> AVAILABLE DATA
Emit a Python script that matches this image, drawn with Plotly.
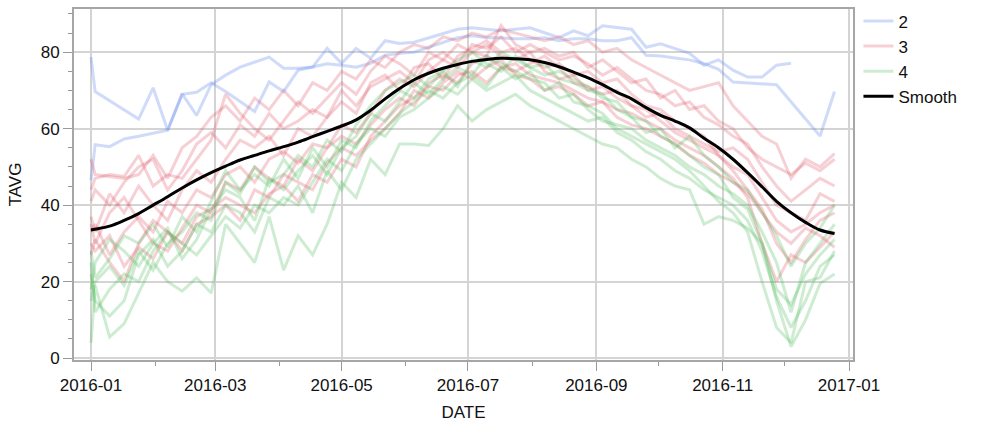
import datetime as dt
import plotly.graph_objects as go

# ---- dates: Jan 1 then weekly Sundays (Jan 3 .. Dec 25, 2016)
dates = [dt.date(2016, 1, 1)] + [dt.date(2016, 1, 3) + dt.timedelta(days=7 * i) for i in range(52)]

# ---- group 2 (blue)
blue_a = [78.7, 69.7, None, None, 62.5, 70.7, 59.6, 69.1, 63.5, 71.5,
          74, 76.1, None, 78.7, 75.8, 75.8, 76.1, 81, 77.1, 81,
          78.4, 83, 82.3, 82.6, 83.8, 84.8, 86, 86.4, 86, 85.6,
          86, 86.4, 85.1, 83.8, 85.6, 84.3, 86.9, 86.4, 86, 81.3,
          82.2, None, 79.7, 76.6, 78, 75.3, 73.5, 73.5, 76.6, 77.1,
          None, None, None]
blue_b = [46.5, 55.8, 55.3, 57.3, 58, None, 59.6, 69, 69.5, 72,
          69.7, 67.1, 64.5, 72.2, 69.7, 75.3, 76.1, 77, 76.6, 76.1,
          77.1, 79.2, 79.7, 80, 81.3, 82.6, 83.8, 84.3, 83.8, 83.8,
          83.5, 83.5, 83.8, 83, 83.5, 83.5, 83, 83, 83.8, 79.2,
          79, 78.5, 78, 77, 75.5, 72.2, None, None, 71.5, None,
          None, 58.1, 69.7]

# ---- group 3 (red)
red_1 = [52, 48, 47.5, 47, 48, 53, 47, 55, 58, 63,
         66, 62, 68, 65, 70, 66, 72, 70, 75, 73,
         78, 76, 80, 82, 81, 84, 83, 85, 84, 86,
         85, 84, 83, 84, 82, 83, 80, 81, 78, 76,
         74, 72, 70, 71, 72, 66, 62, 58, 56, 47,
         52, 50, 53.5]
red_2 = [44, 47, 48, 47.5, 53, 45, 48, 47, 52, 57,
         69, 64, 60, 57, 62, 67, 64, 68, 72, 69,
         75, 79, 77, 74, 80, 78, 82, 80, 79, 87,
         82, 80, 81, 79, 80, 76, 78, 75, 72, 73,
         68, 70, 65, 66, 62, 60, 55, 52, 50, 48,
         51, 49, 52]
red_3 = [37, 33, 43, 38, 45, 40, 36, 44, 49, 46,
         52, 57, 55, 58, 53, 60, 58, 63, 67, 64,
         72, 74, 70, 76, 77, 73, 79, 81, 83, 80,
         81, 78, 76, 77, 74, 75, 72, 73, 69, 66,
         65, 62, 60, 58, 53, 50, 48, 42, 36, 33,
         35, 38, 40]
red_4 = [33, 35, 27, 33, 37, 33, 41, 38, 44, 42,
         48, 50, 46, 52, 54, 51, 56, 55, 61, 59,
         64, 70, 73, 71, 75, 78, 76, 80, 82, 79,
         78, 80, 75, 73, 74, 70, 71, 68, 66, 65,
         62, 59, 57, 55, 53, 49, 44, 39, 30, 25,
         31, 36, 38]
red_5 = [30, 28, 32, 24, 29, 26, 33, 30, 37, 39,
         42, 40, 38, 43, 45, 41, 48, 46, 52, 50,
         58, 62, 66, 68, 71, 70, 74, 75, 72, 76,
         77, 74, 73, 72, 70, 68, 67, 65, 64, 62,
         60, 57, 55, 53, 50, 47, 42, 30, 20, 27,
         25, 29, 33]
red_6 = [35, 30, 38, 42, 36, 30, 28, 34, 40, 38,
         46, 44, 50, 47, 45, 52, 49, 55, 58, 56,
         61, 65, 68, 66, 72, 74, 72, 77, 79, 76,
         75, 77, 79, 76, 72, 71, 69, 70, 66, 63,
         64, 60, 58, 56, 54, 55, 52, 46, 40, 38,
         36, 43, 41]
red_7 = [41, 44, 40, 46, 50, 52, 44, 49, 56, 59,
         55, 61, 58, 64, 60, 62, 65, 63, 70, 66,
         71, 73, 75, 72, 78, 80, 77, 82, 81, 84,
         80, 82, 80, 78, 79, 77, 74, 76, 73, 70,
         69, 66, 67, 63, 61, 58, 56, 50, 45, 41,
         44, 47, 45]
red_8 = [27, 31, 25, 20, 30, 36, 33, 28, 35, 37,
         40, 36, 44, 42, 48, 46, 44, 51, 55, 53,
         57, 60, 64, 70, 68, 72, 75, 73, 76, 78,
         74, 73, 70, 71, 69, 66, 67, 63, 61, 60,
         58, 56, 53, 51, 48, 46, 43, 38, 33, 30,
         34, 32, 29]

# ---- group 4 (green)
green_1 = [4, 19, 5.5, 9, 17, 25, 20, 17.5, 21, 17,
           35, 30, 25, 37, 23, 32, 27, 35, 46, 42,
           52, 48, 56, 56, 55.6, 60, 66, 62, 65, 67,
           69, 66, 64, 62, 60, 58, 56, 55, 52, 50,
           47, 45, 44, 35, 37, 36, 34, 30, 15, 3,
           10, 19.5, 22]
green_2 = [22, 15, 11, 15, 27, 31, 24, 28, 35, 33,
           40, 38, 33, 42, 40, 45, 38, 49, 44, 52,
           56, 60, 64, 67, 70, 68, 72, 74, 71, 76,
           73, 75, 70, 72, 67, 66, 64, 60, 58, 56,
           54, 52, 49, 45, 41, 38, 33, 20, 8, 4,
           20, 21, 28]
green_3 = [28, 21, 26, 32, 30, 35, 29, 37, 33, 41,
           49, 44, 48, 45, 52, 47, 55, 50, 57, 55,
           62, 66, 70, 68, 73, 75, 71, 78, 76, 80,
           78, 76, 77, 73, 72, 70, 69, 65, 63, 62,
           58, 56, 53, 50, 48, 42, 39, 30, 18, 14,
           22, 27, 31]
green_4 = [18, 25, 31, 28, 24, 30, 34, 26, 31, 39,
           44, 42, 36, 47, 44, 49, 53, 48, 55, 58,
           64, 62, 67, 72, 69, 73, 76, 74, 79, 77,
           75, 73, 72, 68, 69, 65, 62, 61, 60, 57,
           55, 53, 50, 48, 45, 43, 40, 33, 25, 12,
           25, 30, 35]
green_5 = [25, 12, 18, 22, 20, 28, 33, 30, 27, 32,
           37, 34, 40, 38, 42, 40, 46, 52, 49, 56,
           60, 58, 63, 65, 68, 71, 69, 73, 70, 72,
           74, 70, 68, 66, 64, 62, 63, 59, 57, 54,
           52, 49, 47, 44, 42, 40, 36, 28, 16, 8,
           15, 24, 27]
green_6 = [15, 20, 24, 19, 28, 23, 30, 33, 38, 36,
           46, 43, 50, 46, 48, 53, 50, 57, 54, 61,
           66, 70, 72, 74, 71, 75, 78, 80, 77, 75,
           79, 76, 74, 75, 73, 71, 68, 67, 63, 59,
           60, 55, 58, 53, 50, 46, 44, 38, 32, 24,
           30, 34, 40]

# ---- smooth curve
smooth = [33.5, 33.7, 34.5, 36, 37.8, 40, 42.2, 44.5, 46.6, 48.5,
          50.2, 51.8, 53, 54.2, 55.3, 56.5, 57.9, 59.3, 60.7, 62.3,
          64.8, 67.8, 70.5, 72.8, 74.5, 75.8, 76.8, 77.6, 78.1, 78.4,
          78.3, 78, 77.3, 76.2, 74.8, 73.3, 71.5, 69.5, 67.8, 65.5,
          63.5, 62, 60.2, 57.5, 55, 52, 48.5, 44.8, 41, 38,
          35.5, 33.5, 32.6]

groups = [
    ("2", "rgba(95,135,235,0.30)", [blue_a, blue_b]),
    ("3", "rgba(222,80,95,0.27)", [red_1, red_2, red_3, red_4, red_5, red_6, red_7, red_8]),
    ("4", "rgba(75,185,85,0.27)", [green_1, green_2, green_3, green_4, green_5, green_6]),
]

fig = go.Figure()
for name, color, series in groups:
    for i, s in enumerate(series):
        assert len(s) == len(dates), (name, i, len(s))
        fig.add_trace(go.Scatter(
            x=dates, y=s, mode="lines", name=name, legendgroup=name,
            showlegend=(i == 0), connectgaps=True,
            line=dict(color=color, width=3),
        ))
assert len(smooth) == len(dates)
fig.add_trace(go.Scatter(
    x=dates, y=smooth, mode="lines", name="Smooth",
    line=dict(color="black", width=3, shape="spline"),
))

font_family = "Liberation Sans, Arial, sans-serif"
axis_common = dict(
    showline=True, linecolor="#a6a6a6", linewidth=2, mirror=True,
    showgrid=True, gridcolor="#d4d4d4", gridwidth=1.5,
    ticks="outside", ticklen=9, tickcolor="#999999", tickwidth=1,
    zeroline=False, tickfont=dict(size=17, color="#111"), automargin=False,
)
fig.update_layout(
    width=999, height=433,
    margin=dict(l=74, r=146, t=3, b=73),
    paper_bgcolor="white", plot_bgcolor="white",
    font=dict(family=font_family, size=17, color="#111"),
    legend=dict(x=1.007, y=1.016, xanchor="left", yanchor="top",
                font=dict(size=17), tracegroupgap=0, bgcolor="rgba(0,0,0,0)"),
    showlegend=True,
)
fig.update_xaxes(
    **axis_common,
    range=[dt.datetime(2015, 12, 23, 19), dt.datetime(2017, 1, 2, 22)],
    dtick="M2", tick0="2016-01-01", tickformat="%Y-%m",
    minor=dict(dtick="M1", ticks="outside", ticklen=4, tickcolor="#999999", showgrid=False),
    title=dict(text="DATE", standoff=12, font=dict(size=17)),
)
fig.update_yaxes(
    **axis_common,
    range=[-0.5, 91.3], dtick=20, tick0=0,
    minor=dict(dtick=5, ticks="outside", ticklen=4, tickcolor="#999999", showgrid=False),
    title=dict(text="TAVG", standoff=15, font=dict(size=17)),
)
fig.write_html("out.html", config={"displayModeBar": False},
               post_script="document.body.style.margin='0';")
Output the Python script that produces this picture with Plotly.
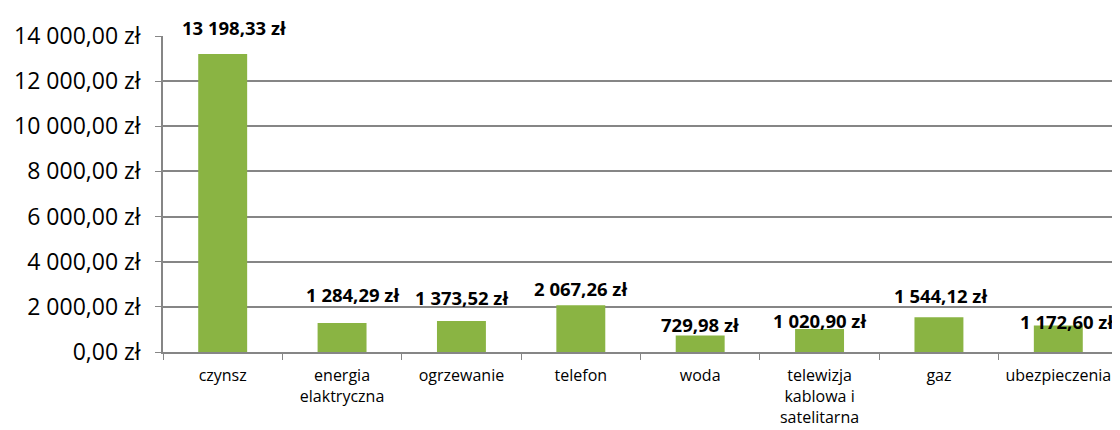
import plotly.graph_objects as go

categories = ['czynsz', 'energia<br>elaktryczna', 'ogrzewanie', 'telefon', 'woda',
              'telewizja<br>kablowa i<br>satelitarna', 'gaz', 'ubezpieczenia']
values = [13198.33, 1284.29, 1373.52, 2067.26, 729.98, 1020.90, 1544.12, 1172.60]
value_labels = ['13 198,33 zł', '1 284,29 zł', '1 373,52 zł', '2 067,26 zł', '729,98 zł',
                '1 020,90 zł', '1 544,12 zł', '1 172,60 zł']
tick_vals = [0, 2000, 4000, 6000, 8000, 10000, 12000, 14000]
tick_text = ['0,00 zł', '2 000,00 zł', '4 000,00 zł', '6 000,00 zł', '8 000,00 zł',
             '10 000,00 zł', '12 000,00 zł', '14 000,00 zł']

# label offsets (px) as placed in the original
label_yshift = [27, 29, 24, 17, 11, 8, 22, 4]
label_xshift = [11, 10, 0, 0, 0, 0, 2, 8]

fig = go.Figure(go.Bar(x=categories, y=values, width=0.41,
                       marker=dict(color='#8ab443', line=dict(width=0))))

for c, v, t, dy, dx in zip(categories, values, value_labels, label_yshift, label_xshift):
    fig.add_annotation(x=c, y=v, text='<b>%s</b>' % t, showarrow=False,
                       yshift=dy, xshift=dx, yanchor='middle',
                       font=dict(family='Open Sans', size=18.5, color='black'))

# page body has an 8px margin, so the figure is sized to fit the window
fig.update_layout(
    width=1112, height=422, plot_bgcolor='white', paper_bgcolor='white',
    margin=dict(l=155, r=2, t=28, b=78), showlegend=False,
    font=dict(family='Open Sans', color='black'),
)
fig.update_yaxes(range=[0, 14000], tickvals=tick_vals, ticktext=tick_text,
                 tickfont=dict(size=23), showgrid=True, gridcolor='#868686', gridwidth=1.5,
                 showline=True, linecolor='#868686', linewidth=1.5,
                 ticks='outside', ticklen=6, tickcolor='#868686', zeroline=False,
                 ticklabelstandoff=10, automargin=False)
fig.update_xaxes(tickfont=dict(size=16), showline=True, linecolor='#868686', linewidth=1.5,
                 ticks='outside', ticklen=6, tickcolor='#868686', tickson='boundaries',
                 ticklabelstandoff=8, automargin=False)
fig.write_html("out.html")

> REQUIRED WORK
Pictures stay out: repeat exactly only the lines from the one with "Output the Python" through the one with "font=dict(family='Open Sans', size=18.5, color='black'))".

> FINAL RESULT
Output the Python script that produces this picture with Plotly.
import plotly.graph_objects as go

categories = ['czynsz', 'energia<br>elaktryczna', 'ogrzewanie', 'telefon', 'woda',
              'telewizja<br>kablowa i<br>satelitarna', 'gaz', 'ubezpieczenia']
values = [13198.33, 1284.29, 1373.52, 2067.26, 729.98, 1020.90, 1544.12, 1172.60]
value_labels = ['13 198,33 zł', '1 284,29 zł', '1 373,52 zł', '2 067,26 zł', '729,98 zł',
                '1 020,90 zł', '1 544,12 zł', '1 172,60 zł']
tick_vals = [0, 2000, 4000, 6000, 8000, 10000, 12000, 14000]
tick_text = ['0,00 zł', '2 000,00 zł', '4 000,00 zł', '6 000,00 zł', '8 000,00 zł',
             '10 000,00 zł', '12 000,00 zł', '14 000,00 zł']

# label offsets (px) as placed in the original
label_yshift = [27, 29, 24, 17, 11, 8, 22, 4]
label_xshift = [11, 10, 0, 0, 0, 0, 2, 8]

fig = go.Figure(go.Bar(x=categories, y=values, width=0.41,
                       marker=dict(color='#8ab443', line=dict(width=0))))

for c, v, t, dy, dx in zip(categories, values, value_labels, label_yshift, label_xshift):
    fig.add_annotation(x=c, y=v, text='<b>%s</b>' % t, showarrow=False,
                       yshift=dy, xshift=dx, yanchor='middle',
                       font=dict(family='Open Sans', size=18.5, color='black'))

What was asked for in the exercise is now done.